Hackel engl

Ungargasse 20 (laid 2012)

Hermann Hackel (Hackl)

Branded as „work-shy“

Hermann Alfred Hackel (Hackl), born March 30, 1897, in Wiener Neustadt, was transferred to the Gugging mental institution on July 10, 1941, and was killed there on January 7, 1944, as part of Dr. Gelny’s killing operation.

Hermann Hackel was 146 cm tall, weighed 47 kg, was of short stature, and had a hunchback. People around him made fun of him for this. He was a trained baker and worked in his profession for ten years but became unfit for work due to “bone caries” in his hand. Despite repeated requests to the Employment Office, he remained unemployed and was labeled as “work-shy.” In 1940, he entered the district nursing home on Ungargasse.

On July 10, 1941, a transport of five nursing home residents was sent to the Gugging institution by order of the Reich Governor in Lower Danube (Decree IIIb-3-310-6/8-1941 from June 6, 1941). Hermann Hackel was one of those deported.

The initial examination in Gugging recorded: “Oriented in all respects, speaks articulately, willingly provides information, eight years of schooling, has appropriate school knowledge, is informed about current events, reads the newspaper.”

Previously, the health authority in Wiener Neustadt had a different view: “suffers from mental weakness, needs institutionalization,” as did the Klosterneuburg District Court: “the detainee is mentally ill,” “confinement in a closed institution is permissible.” This order was extended several times.

The stay in the closed institution had an effect. He became depressed, apathetic, uninterested, sat around idly, and was not very responsive. Then he started working daily again, and there were no problems. A note in the care history reads: “He wants to return to the nursing home because he is better off there; he was admitted to the home due to his inability to work; he was never mentally ill.”

Then his further decline: “Puts manure and dirt in his pockets, lets food leftovers spoil in them, has no sense of cleanliness.” “Blunted, sits around apathetically and without interest.” At the end of 1943, Hermann Hackel was extremely emaciated and bedridden. At the beginning of 1944, he fell ill with pneumonia, from which he died on January 7, 1944.

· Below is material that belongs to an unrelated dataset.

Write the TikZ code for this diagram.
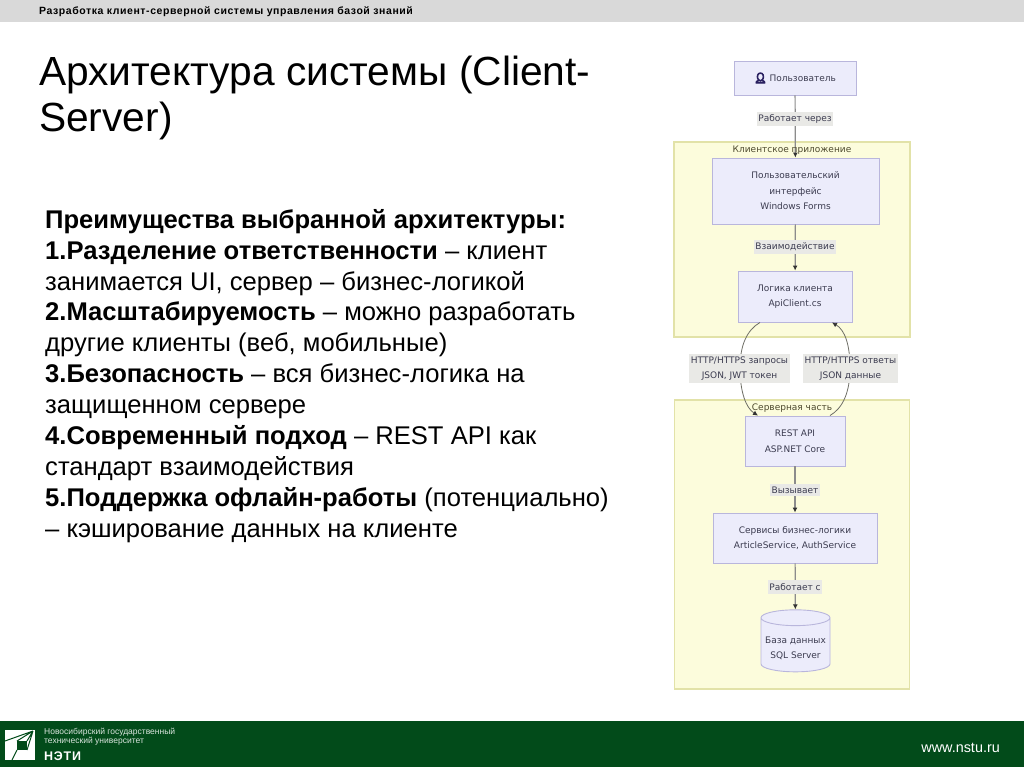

The course of his illness and cause of death are typical for the “wild euthanasia” and the killing of patients by medication, which Dr. Gelny described proudly in a letter to the district governor: “In the end, through my efforts, the elimination of more than 400 incurable patients who burdened the state heavily in the current situation was achieved in the past four months, and the gentlemen [in Berlin] were most keen that I would not be hindered in my activities.”